Ces nouvelles arrivées portent à plus de 1.300 le nombre de migrants ayant réussi à toucher terre à Aceh ces derniers jours.

Dans la nuit de jeudi à vendredi, une centaine de migrants ont également été découverts par la marine thaïlandaise sur une île du sud du pays.

– ‘Consterné’ –

Intervenant pour la première fois depuis le début de la crise, le Premier ministre malaisien Najib Razak a déclaré qu’il était « très préoccupé par le sort des migrants », mais n’a donné aucune indication d’un changement de politique.

Aucun pays de la zone ne semble d’ailleurs prêt à changer de politique et la coordination semble même s’éloigner encore puisque la Birmanie, qui refuse la citoyenneté à la minorité Rohingya, a menacé de se désister pour le sommet organisé par la Thaïlande le 29 mai.

« Il est peu probable que nous participions. Nous n’acceptons pas s’ils (les Thaïlandais) nous invitent uniquement pour alléger la pression à laquelle ils sont confrontés », a précisé la présidence birmane.

Jeudi, le secrétaire général de l’ONU Ban Ki-moon a de nouveau demandé aux gouvernements d’Asie du sud-est de « garder leurs frontières et les ports ouverts pour aider les personnes vulnérables ». Et également rappelé aux gouvernements « l’obligation de sauvetage en mer et l’interdiction du refoulement ».

Le Haut-Commissariat des Nations Unies pour les droits de l’homme Zeid Ra’ad Al Hussein est allé plus loin, se disant « consterné » par cette politique qui vise à repousser les bateaux « qui conduira forcément à de nombreux décès qui pourraient être évités ».

Un autre navire transportant environ 300 Royingyas a quitté les côtes thaïlandaises et est reparti en mer, après que les autorités ont réparé son moteur et fourni des vivres aux exilés, selon Bangkok.

Les passagers, parmi lesquels de nombreux femmes et enfants, pleuraient en réclamant de l’eau et des vivres, selon des journalistes de l’AFP qui avaient pu s’approcher de l’embarcation alors qu’elle se trouvait encore près de Koh Lipe, île du sud de la Thaïlande.

Ils ont raconté qu’en deux mois d’une terrible odyssée, 10 personnes étaient mortes de faim ou de maladie et que les corps avaient été jetés par dessus bord.

« Nous n’avons rien à manger depuis une semaine, il n’y a nulle part où dormir.

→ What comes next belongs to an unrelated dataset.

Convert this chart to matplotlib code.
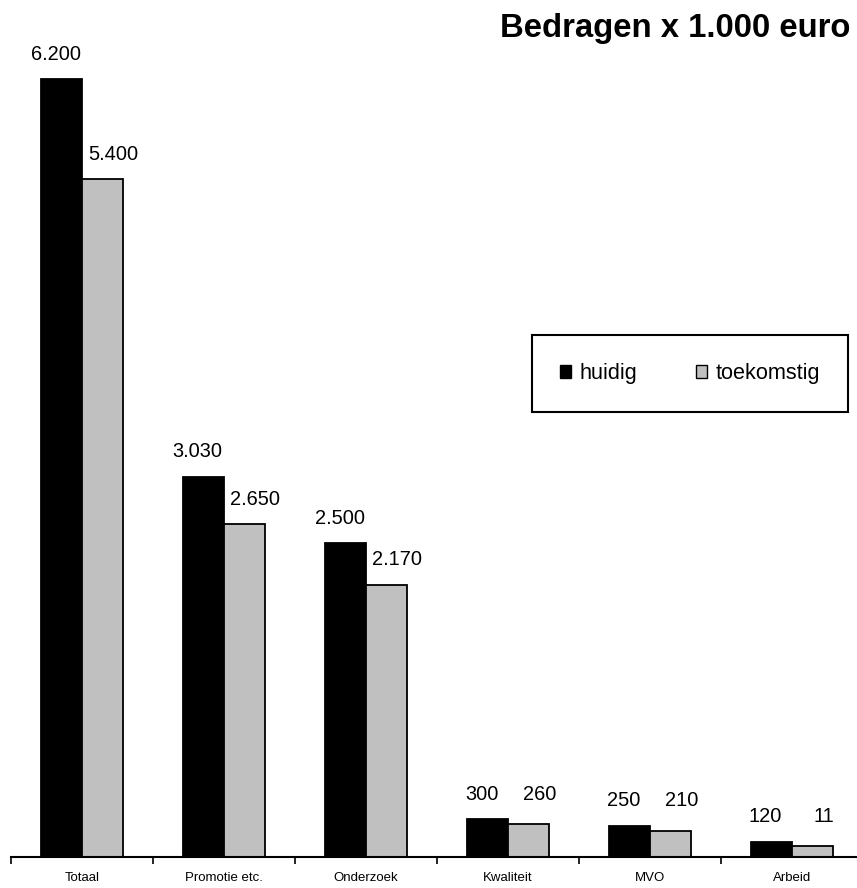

Mes enfants sont malades », disait Sajida, 27 ans et mère de quatre enfants.

Le bateau avait pour destination la Malaisie mais le gouverneur provincial de la province thaïlandaise de Satun, Dejrat Limsiri, a expliqué à l’AFP qu’il ferait désormais route vers l’Indonésie.

Phil Robertson, directeur adjoint en Asie de Human Rights Watch a prévenu que « le monde jugerait ces gouvernements sur la façon dont ils traitent les hommes, femmes et enfants les plus vulnérables ». Avant d’appeler à « cesser de jouer au ping-pong humain ».

Les migrants sont abandonnés par leurs passeurs, qui craignent la nouvelle politique répressive de la Thaïlande, traditionnelle voie de passage pour les filières clandestines.